Since the early 1950s, Jasper Johns (b. 1930) has produced a radical and varied body of work distinguished by constant reinvention. In his twenties, Johns created his now-canonical Flag (1954–55), which challenged the dominance of Abstract Expressionism by integrating abstraction and representation through its direct, though painterly, deadpan visual power. His works have continued to pose similar paradoxes—between cognition and perception, image and object, painting and sculpture—and have explored new approaches to abstraction and figuration that have opened up perspectives for several generations of younger artists. Over the course of his career, he has tirelessly pursued an innovative body of work that includes painting, sculpture, drawing, prints, books, and the design of sets and costumes for the stage.

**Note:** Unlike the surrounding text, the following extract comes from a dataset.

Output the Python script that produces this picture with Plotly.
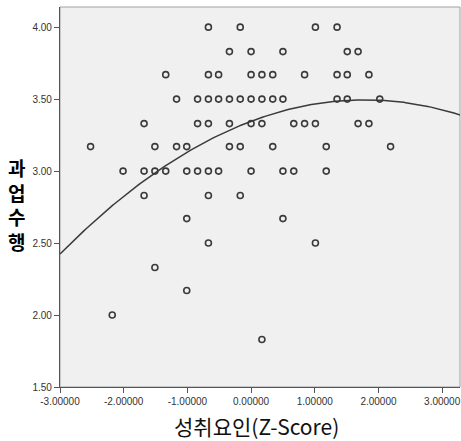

The exhibition is conceived as a unified whole, comprising two autonomous parts, and is co-curated by two longtime scholars who each has a close relationship with the artist: Carlos Basualdo, The Keith L. and Katherine Sachs Senior Curator of Contemporary Art at the PMA, and Scott Rothkopf, Senior Deputy Director and Nancy and Steve Crown Family Chief Curator at the Whitney. Basualdo noted, “We attempted to create an exhibition that echoes the logic of Johns’s work, and it is structured in a mimetic relation to his practice. Galleries at each venue will serve as cognates, echoes, and inversions of their counterparts at the other, allowing viewers to witness and experience the relationships between continuity and change, fragment and whole, singularity and repetition which Johns has used throughout his career to renew and transform his work.”


Rothkopf said, “One of our primary aims was to revivify the incredible sense of daring and discovery at the heart of Johns’s art. He stunned the establishment as a young man but continues to astonish audiences with surprising new ideas as he nears ninety. Surveying the whole of his career, we see an artist propelled by curiosity, constantly challenging himself—and all of us.”